In St Pancras & Humanist HA v Leonard  [2008] EWCA Civ 1442, the Court of Appeal held that, although Mr Leonard had possession of the relevant property (a garage), he nevertheless was estopped from claiming a right by adverse possession against the Claimant. The case is interesting largely because of the way the CA deployed estoppel to defeat the claim despite Mr Leonard having the relevant intention to possess.

In brief, the facts were that Mr Leonard (described variously as a “seasoned squatter” and “a coloniser – maybe a closet coloniser”) and colleagues occupied a couple of properties owned by LB Camden and which they were going to demolish in 1975. The properties had large (by London standards) gardens and the garage was located at the end of one of the gardens. It appears that Mr Leonard put a lock on the garage at this time, thus establishing the relevant intention and factual possession. Other residents did use the garage to store their stuff but this was held to be either with his permission or otherwise insufficient to destroy the requisite intention. The properties were bought from Camden by a co-op in 1985, organised by residents, squatters and others, and subsequently ended up in the hands of the Claimant in 1999, which wanted to demolish the garage. Mr Leonard claimed an interest by adverse possession which would have amounted to an overriding interest (under the pre-2002 Act) against the Claimant. The problem for Mr Leonard was that minutes of the Co-op board, on which he sat, disclosed that, as the Recorder had put it, by his silence and going along with the proposals encouraged the co-op “to enter into negotiations with Camden on the basis that this garage would become part of the leasehold property that was being obtained in 1995, with the obvious consequence that it would be available communally.” This was the basis for the proprietary estoppel that was relied on by the Claimant. As such, there was a clear representation and detriment.

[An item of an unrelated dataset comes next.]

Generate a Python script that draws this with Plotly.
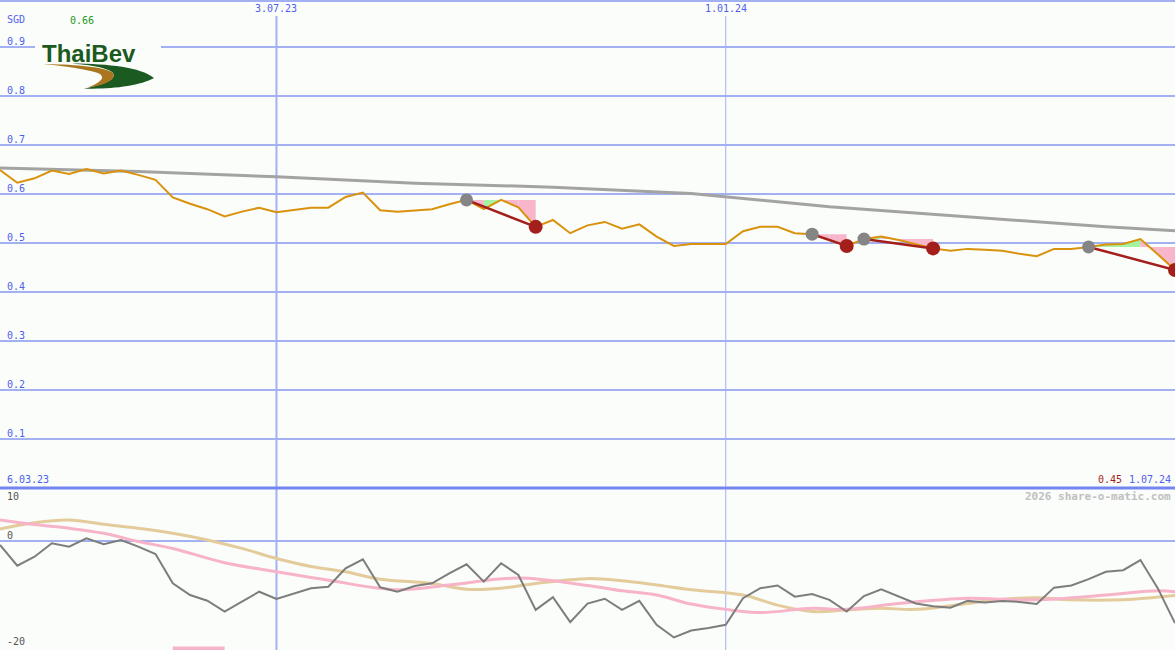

Mr Leonard’s argument was that he didn’t know the law on adverse possession and therefore was unaware of his possessory right in law to the garage at that time. The CA found that, although that was a correct statement of principle, it was irrelevant in this case because, on the facts, he did believe that he had exclusive possession of the garage, believed that right would continue after the co-op acquired the lease, and, despite those beliefs, encouraged the co-op to enter into negotiations for its purchase with Camden. Indeed, the Recorder had found that it was “quite extraordinary that any right-thinking person, believing that they had a right of the kind which Mr Leonard now says he believed he had, even if only to possession, would not have mentioned that. Those attending the meeting would have formed the same view and would have proceeded in the general belief that they were negotiating for a lease that would give them actual control and possession of the garage, according to the interest being created.” All of this seems quite sensible, but I’m left feeling a little uneasy by the decision because, if he didn’t know that he had an enforceable right, how could he sensibly encourage the co-op either way but maybe I’m just a little old-fashioned in a kind of Willmott v Barber way.

2 Comments

  1. Rubin Irvine

    are you left uncomfortable on behalf of the squatter more than on the paper owner?

    Reply
    • Giles Peaker

      Neither. About the approach to the relevant law.